I've gone up and down on what to do, how
much to spend, asking The Lord, my earthly husband and finally 'what would Dave
Ramsey say?'! Now the question is 'will I obey?'! After thinking and thinking and thinking and
going back and forth, I asked myself, or The Lord asked me ... what did I
remember from my childhood parties? Or anything in my childhood for that matter
because I really don't remember any birthday parties under the age of five.
What little I do remember is only because of the few pictures I've looked
at over and over, over the years! As far as a few good precious, very
precious childhood memories, I remember my mom making Christmas ornaments with
our brownie troop at a community center.
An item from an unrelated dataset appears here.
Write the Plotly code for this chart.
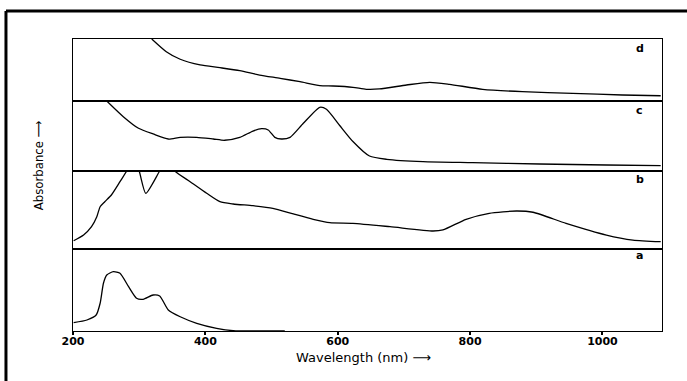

I remember her being the home
room mom and making our Christmas treats when we lived in Missouri. I
remember her sewing our Christmas stockings. I remember her surprising me in
the third or fourth grade with a new bike and a cake and some friends and when
I walked in I was so surprised by them all being there that I walked around the
new bike to hug her and didn't even notice the new bike! Wow, it was the
surprise of the people and the party and the love! What I remember most is The
TIME she has spent with me all those years! These are all precious times
together with the people God put in my life to love me and for me to love.
Christmas is coming up and one of our favorite
songs is "Mary Did You Know?"
Part of the lyrics: "When you kiss your little Baby you
kissed the face of God?"
After Christmas last year and into this year
Sarah kept on singing this song and when she would kiss me God would quickly
remind me that when that precious four year would hug me tight and kiss me that
I too was kissing the face of God. When I hug my husband, I'm hugging
God. When I hug a stranger I'm hugging God. When I hug on the
hurting I'm hugging God. God's Word says we are made in the image of God
and we are His seed! We are co heirs
with Christ! Each one of us created are His children, we are from Him and part
of Him! The people in our lives are part of Him and are in our lives to be
loved, nourished and cherished! Wow how I've been loved and nourished and
cherished. Yes I've been hurt too but oh how I've been loved!
Who has God put in your path to love? To hug? To
help? To nourish? To cherish?
I say
all of that to say and remind me that Sarah will probably not remember what her
cake looks like, nor the gifts she receives, nor the party theme, (And I will
never make the time nor am creative enough to scrapbook the lovely expensive
event) what she will probably will remember is the time we spent together! The
leftover cake we snuck in the living room at 10:30 pm last Saturday night at her
mamaw's house and had another few bites. (Sorry mom, we cleaned up the mess;))
And when my older 22 year old daughter said mom 'I love this and that's what I
remember and love about my childhood is when you did spontaneous fun things
together with us!' Wow God, wow it made my heart explode! I have done some
things right. I’ve had a lot of
perfection Martha moments, fretting and fussing; however I’ve made some Mary
moments as well! Our kids are not going to remember a clean house, or
what brand clothes they wore, or how much we spent on their party or gift; they
will remember the 'Mary moments' when we sit at their feet, and play with them,
and run with them, and jump with them, and have tea parties with them, and
break the rules and eat cake in the living room with them!
I love you Mom and thank you for the childhood
memories! Thank you that you still love me even when I've disobeyed and broke
the rules! Thank you that you still love me no matter what!
Thank you Lord for all my Mary and Martha
moment memories! I'm sorry Lord for being pulled away by all "I had to
do" and for fussing and for getting all worked up over nothing! Thank you
that you still love me no matter what!
So I pray that this Saturday that I'm not a
Martha worrying about a clean house and a "perfect party"! If you
come to the party, hopefully you will find me riding the horse with Sarah,
playing her favorite group game duck duck goose, finding stuff on the scavenger
hunt list with her, jumping with her, and loving on Sarah and whoever else is
at this party!
Lord help me to keep my eyes on you and may
this party be whatever you want it to be! Whoever you want to be there
will be there and it will be all that you want it to be! May it be laughter and
good times and good memory “mary moments” with you Lord! Thank you Lord! Amen!